I have made a model for predicting the yield of a crop on the basis of several features. It initially had 8 columns and after one hot encoding 4 of its columns it has a total of 813 columns.
I saved the model and the encoder and I use the following block of code for predicting on new data:
ohe = {}
pickle_file = open("ohe_yield_prediction.pkl","rb")
ohe = pickle.load(pickle_file)
pickle_file = open("yield_prediction.pkl","rb")
model = pickle.load(pickle_file)
list1 = ['Andaman and Nicobar Islands', 'NICOBARS', 2000, 'Kharif ', 'Arecanut', 1254.0, 2000.0, 1208.4]
a = [0,1,3,4]
b = [2, 5, 6, 7]
list2 = [list1[i] for i in a]
list3 = np.array(list1[j] for j in b)
input = np.array(list2).reshape(-1,4)
encoded_input = ohe.transform(input)
final_array = input + encoded_input
This returns the error :
ValueError Traceback (most recent call last)
<ipython-input-4-497dd0be9763> in <module>()
13 input = np.array(list2).reshape(-1,4)
14 encoded_input = ohe.transform(input)
---> 15 final_array = input + encoded_input
3 frames
<__array_function__ internals> in broadcast_to(*args, **kwargs)

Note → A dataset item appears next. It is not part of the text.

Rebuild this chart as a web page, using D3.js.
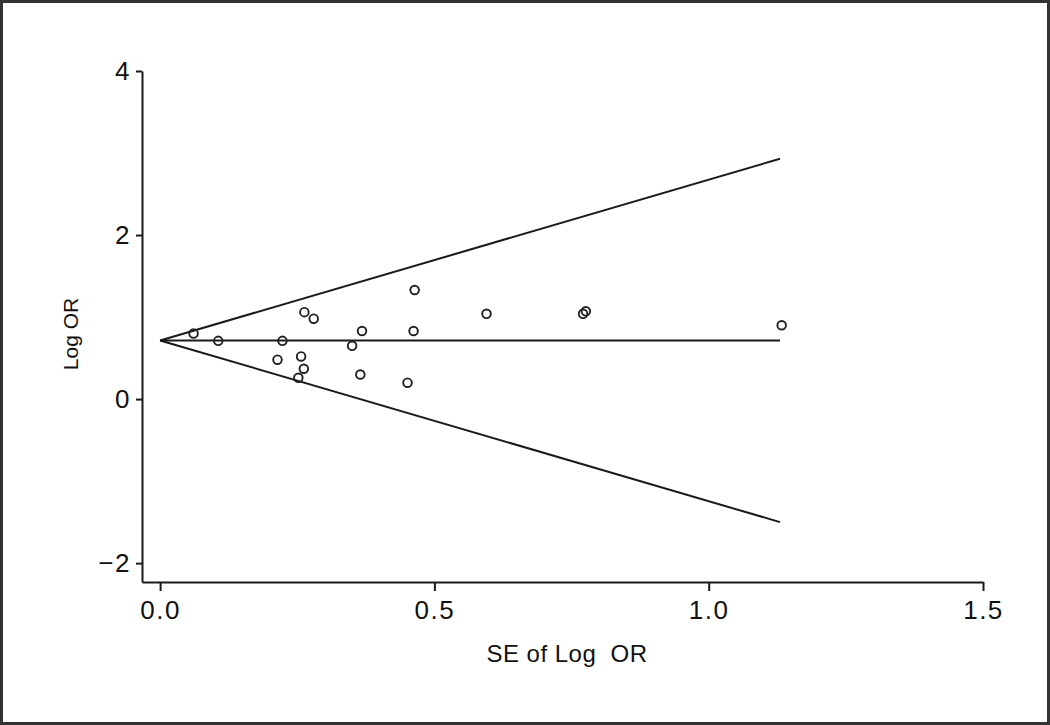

/usr/local/lib/python3.7/dist-packages/numpy/lib/stride_tricks.py in _broadcast_to(array, shape, subok, readonly)
123 it = np.nditer(
124 (array,), flags=['multi_index', 'refs_ok', 'zerosize_ok'] + extras,
--> 125 op_flags=['readonly'], itershape=shape, order='C')
126 with it:
127 # never really has writebackifcopy semantics
ValueError: operands could not be broadcast together with remapped shapes [original->remapped]: (1,4) and requested shape (1,809)
How to encode those specific string columns and make a final input array to be fed into the model?